__Work to be completed__
Provide an exact copy of the data, excluding the images.

__Given data__
—————

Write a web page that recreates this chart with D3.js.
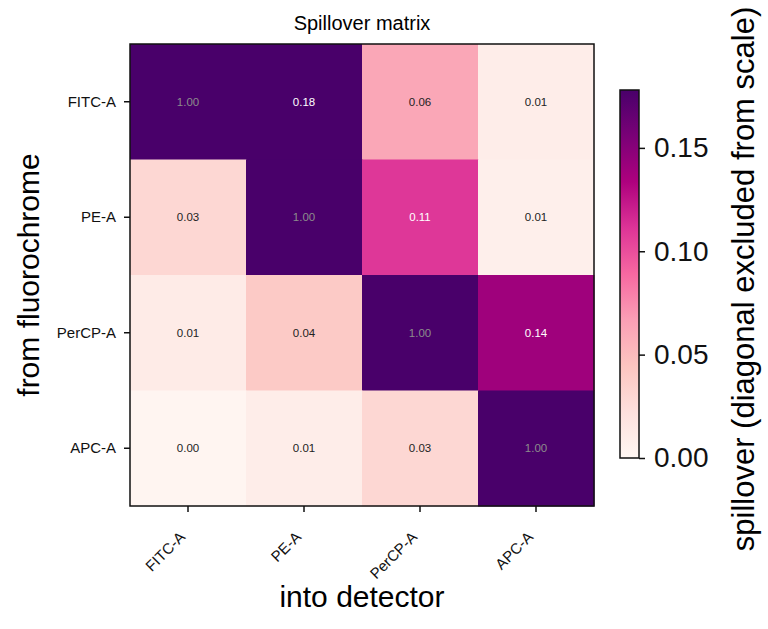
<!DOCTYPE html>
<html>
<head>
<meta charset="utf-8">
<script src="https://cdn.jsdelivr.net/npm/d3@7"></script>
<style>
  body { margin: 0; background: #fff; }
  text { font-family: "Liberation Sans", Arial, sans-serif; }
</style>
</head>
<body>
<script>
// channels (rows = from fluorochrome, cols = into detector)
var channels = ["FITC-A", "PE-A", "PerCP-A", "APC-A"];

// spillover rows
var rowFITC  = [1.00, 0.178, 0.062, 0.010];
var rowPE    = [0.030, 1.00, 0.110, 0.008];
var rowPerCP = [0.012, 0.040, 1.00, 0.140];
var rowAPC   = [0.002, 0.010, 0.030, 1.00];
var matrix = [rowFITC, rowPE, rowPerCP, rowAPC];

var cbarTicks = [0.00, 0.05, 0.10, 0.15];

// RdPu stops (matplotlib)
var rdpu = ["#fff7f3", "#fde0dd", "#fcc5c0", "#fa9fb5", "#f768a1",
            "#dd3497", "#ae017e", "#7a0177", "#49006a"];

var W = 768, H = 629;
var margin = {left: 130, top: 44, right: 174, bottom: 123};
var pw = W - margin.left - margin.right,   // 464
    ph = H - margin.top - margin.bottom;   // 462

// vmax = largest off-diagonal value
var vmax = d3.max(matrix, function(r, i) {
  return d3.max(r.filter(function(v, j) { return j != i; }));
});

var cmap = d3.scaleLinear()
  .domain(d3.range(rdpu.length).map(function(i) { return i / (rdpu.length - 1); }))
  .range(rdpu)
  .interpolate(d3.interpolateRgb)
  .clamp(true);
function color(v) { return cmap(Math.min(v / vmax, 1)); }

var svg = d3.select("body").append("svg")
  .attr("width", W).attr("height", H);

var x = d3.scaleBand().domain(channels).range([margin.left, margin.left + pw]);
var y = d3.scaleBand().domain(channels).range([margin.top, margin.top + ph]);

// cells
var cells = [];
matrix.forEach(function(r, i) {
  r.forEach(function(v, j) { cells.push({row: channels[i], col: channels[j], v: v, diag: i == j}); });
});

svg.append("g").selectAll("rect")
  .data(cells).enter().append("rect")
    .attr("x", function(d) { return x(d.col); })
    .attr("y", function(d) { return y(d.row); })
    .attr("width", x.bandwidth() + 0.5)
    .attr("height", y.bandwidth() + 0.5)
    .attr("fill", function(d) { return color(d.v); });

svg.append("g").selectAll("text")
  .data(cells).enter().append("text")
    .attr("x", function(d) { return x(d.col) + x.bandwidth() / 2; })
    .attr("y", function(d) { return y(d.row) + y.bandwidth() / 2; })
    .attr("dy", "0.35em")
    .attr("text-anchor", "middle")
    .attr("font-size", 11.5)
    .attr("fill", function(d) {
      if (d.diag) return "#8c8c8c";
      return d.v / vmax > 0.5 ? "#fff" : "#222";
    })
    .text(function(d) { return d.v.toFixed(2); });

// frame
svg.append("rect")
  .attr("x", margin.left).attr("y", margin.top)
  .attr("width", pw).attr("height", ph)
  .attr("fill", "none").attr("stroke", "#111").attr("stroke-width", 1.5);

// x axis
var xAxis = svg.append("g")
  .attr("transform", "translate(0," + (margin.top + ph) + ")")
  .call(d3.axisBottom(x).tickSize(6).tickPadding(4));
xAxis.select(".domain").remove();
xAxis.selectAll(".tick line").attr("stroke", "#111").attr("stroke-width", 1.5);
xAxis.selectAll(".tick text")
  .attr("font-size", 15)
  .attr("fill", "#111")
  .attr("text-anchor", "end")
  .attr("dy", null)
  .attr("y", 0)
  .attr("transform", "translate(-2,32) rotate(-45)");

// y axis
var yAxis = svg.append("g")
  .attr("transform", "translate(" + margin.left + ",0)")
  .call(d3.axisLeft(y).tickSize(6).tickPadding(8));
yAxis.select(".domain").remove();
yAxis.selectAll(".tick line").attr("stroke", "#111").attr("stroke-width", 1.5);
yAxis.selectAll(".tick text").attr("font-size", 15).attr("fill", "#111");

// title and axis labels
svg.append("text")
  .attr("x", margin.left + pw / 2).attr("y", 30)
  .attr("text-anchor", "middle").attr("font-size", 20)
  .text("Spillover matrix");

svg.append("text")
  .attr("x", margin.left + pw / 2).attr("y", 607)
  .attr("text-anchor", "middle").attr("font-size", 30)
  .text("into detector");

svg.append("text")
  .attr("transform", "translate(39," + (margin.top + ph / 2) + ") rotate(-90)")
  .attr("text-anchor", "middle").attr("font-size", 30)
  .text("from fluorochrome");

// colorbar
var cb = {x: 620, w: 19, top: 90, bottom: 458};
var cy = d3.scaleLinear().domain([0, vmax]).range([cb.bottom, cb.top]);

var grad = svg.append("defs").append("linearGradient")
  .attr("id", "cbgrad").attr("x1", 0).attr("y1", 1).attr("x2", 0).attr("y2", 0);
grad.selectAll("stop")
  .data(rdpu).enter().append("stop")
    .attr("offset", function(d, i) { return i / (rdpu.length - 1); })
    .attr("stop-color", function(d) { return d; });

svg.append("rect")
  .attr("x", cb.x).attr("y", cb.top)
  .attr("width", cb.w).attr("height", cb.bottom - cb.top)
  .attr("fill", "url(#cbgrad)")
  .attr("stroke", "#111").attr("stroke-width", 1.5);

var cAxis = svg.append("g")
  .attr("transform", "translate(" + (cb.x + cb.w) + ",0)")
  .call(d3.axisRight(cy).tickValues(cbarTicks).tickFormat(d3.format(".2f")).tickSize(6).tickPadding(9));
cAxis.select(".domain").remove();
cAxis.selectAll(".tick line").attr("stroke", "#111").attr("stroke-width", 1.5);
cAxis.selectAll(".tick text").attr("font-size", 28).attr("fill", "#111");

svg.append("text")
  .attr("transform", "translate(754," + ((cb.top + cb.bottom) / 2 + 5) + ") rotate(-90)")
  .attr("text-anchor", "middle").attr("font-size", 31)
  .text("spillover (diagonal excluded from scale)");
</script>
</body>
</html>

—————

__Answer below__
Write a web page that recreates this chart with D3.js.
<!DOCTYPE html>
<html>
<head>
<meta charset="utf-8">
<script src="https://cdn.jsdelivr.net/npm/d3@7"></script>
<style>
  body { margin: 0; background: #fff; }
  text { font-family: "Liberation Sans", Arial, sans-serif; }
</style>
</head>
<body>
<script>
// channels (rows = from fluorochrome, cols = into detector)
var channels = ["FITC-A", "PE-A", "PerCP-A", "APC-A"];

// spillover rows
var rowFITC  = [1.00, 0.178, 0.062, 0.010];
var rowPE    = [0.030, 1.00, 0.110, 0.008];
var rowPerCP = [0.012, 0.040, 1.00, 0.140];
var rowAPC   = [0.002, 0.010, 0.030, 1.00];
var matrix = [rowFITC, rowPE, rowPerCP, rowAPC];

var cbarTicks = [0.00, 0.05, 0.10, 0.15];

// RdPu stops (matplotlib)
var rdpu = ["#fff7f3", "#fde0dd", "#fcc5c0", "#fa9fb5", "#f768a1",
            "#dd3497", "#ae017e", "#7a0177", "#49006a"];

var W = 768, H = 629;
var margin = {left: 130, top: 44, right: 174, bottom: 123};
var pw = W - margin.left - margin.right,   // 464
    ph = H - margin.top - margin.bottom;   // 462

// vmax = largest off-diagonal value
var vmax = d3.max(matrix, function(r, i) {
  return d3.max(r.filter(function(v, j) { return j != i; }));
});

var cmap = d3.scaleLinear()
  .domain(d3.range(rdpu.length).map(function(i) { return i / (rdpu.length - 1); }))
  .range(rdpu)
  .interpolate(d3.interpolateRgb)
  .clamp(true);
function color(v) { return cmap(Math.min(v / vmax, 1)); }

var svg = d3.select("body").append("svg")
  .attr("width", W).attr("height", H);

var x = d3.scaleBand().domain(channels).range([margin.left, margin.left + pw]);
var y = d3.scaleBand().domain(channels).range([margin.top, margin.top + ph]);

// cells
var cells = [];
matrix.forEach(function(r, i) {
  r.forEach(function(v, j) { cells.push({row: channels[i], col: channels[j], v: v, diag: i == j}); });
});

svg.append("g").selectAll("rect")
  .data(cells).enter().append("rect")
    .attr("x", function(d) { return x(d.col); })
    .attr("y", function(d) { return y(d.row); })
    .attr("width", x.bandwidth() + 0.5)
    .attr("height", y.bandwidth() + 0.5)
    .attr("fill", function(d) { return color(d.v); });

svg.append("g").selectAll("text")
  .data(cells).enter().append("text")
    .attr("x", function(d) { return x(d.col) + x.bandwidth() / 2; })
    .attr("y", function(d) { return y(d.row) + y.bandwidth() / 2; })
    .attr("dy", "0.35em")
    .attr("text-anchor", "middle")
    .attr("font-size", 11.5)
    .attr("fill", function(d) {
      if (d.diag) return "#8c8c8c";
      return d.v / vmax > 0.5 ? "#fff" : "#222";
    })
    .text(function(d) { return d.v.toFixed(2); });

// frame
svg.append("rect")
  .attr("x", margin.left).attr("y", margin.top)
  .attr("width", pw).attr("height", ph)
  .attr("fill", "none").attr("stroke", "#111").attr("stroke-width", 1.5);

// x axis
var xAxis = svg.append("g")
  .attr("transform", "translate(0," + (margin.top + ph) + ")")
  .call(d3.axisBottom(x).tickSize(6).tickPadding(4));
xAxis.select(".domain").remove();
xAxis.selectAll(".tick line").attr("stroke", "#111").attr("stroke-width", 1.5);
xAxis.selectAll(".tick text")
  .attr("font-size", 15)
  .attr("fill", "#111")
  .attr("text-anchor", "end")
  .attr("dy", null)
  .attr("y", 0)
  .attr("transform", "translate(-2,32) rotate(-45)");

// y axis
var yAxis = svg.append("g")
  .attr("transform", "translate(" + margin.left + ",0)")
  .call(d3.axisLeft(y).tickSize(6).tickPadding(8));
yAxis.select(".domain").remove();
yAxis.selectAll(".tick line").attr("stroke", "#111").attr("stroke-width", 1.5);
yAxis.selectAll(".tick text").attr("font-size", 15).attr("fill", "#111");

// title and axis labels
svg.append("text")
  .attr("x", margin.left + pw / 2).attr("y", 30)
  .attr("text-anchor", "middle").attr("font-size", 20)
  .text("Spillover matrix");

svg.append("text")
  .attr("x", margin.left + pw / 2).attr("y", 607)
  .attr("text-anchor", "middle").attr("font-size", 30)
  .text("into detector");

svg.append("text")
  .attr("transform", "translate(39," + (margin.top + ph / 2) + ") rotate(-90)")
  .attr("text-anchor", "middle").attr("font-size", 30)
  .text("from fluorochrome");

// colorbar
var cb = {x: 620, w: 19, top: 90, bottom: 458};
var cy = d3.scaleLinear().domain([0, vmax]).range([cb.bottom, cb.top]);

var grad = svg.append("defs").append("linearGradient")
  .attr("id", "cbgrad").attr("x1", 0).attr("y1", 1).attr("x2", 0).attr("y2", 0);
grad.selectAll("stop")
  .data(rdpu).enter().append("stop")
    .attr("offset", function(d, i) { return i / (rdpu.length - 1); })
    .attr("stop-color", function(d) { return d; });

svg.append("rect")
  .attr("x", cb.x).attr("y", cb.top)
  .attr("width", cb.w).attr("height", cb.bottom - cb.top)
  .attr("fill", "url(#cbgrad)")
  .attr("stroke", "#111").attr("stroke-width", 1.5);

var cAxis = svg.append("g")
  .attr("transform", "translate(" + (cb.x + cb.w) + ",0)")
  .call(d3.axisRight(cy).tickValues(cbarTicks).tickFormat(d3.format(".2f")).tickSize(6).tickPadding(9));
cAxis.select(".domain").remove();
cAxis.selectAll(".tick line").attr("stroke", "#111").attr("stroke-width", 1.5);
cAxis.selectAll(".tick text").attr("font-size", 28).attr("fill", "#111");

svg.append("text")
  .attr("transform", "translate(754," + ((cb.top + cb.bottom) / 2 + 5) + ") rotate(-90)")
  .attr("text-anchor", "middle").attr("font-size", 31)
  .text("spillover (diagonal excluded from scale)");
</script>
</body>
</html>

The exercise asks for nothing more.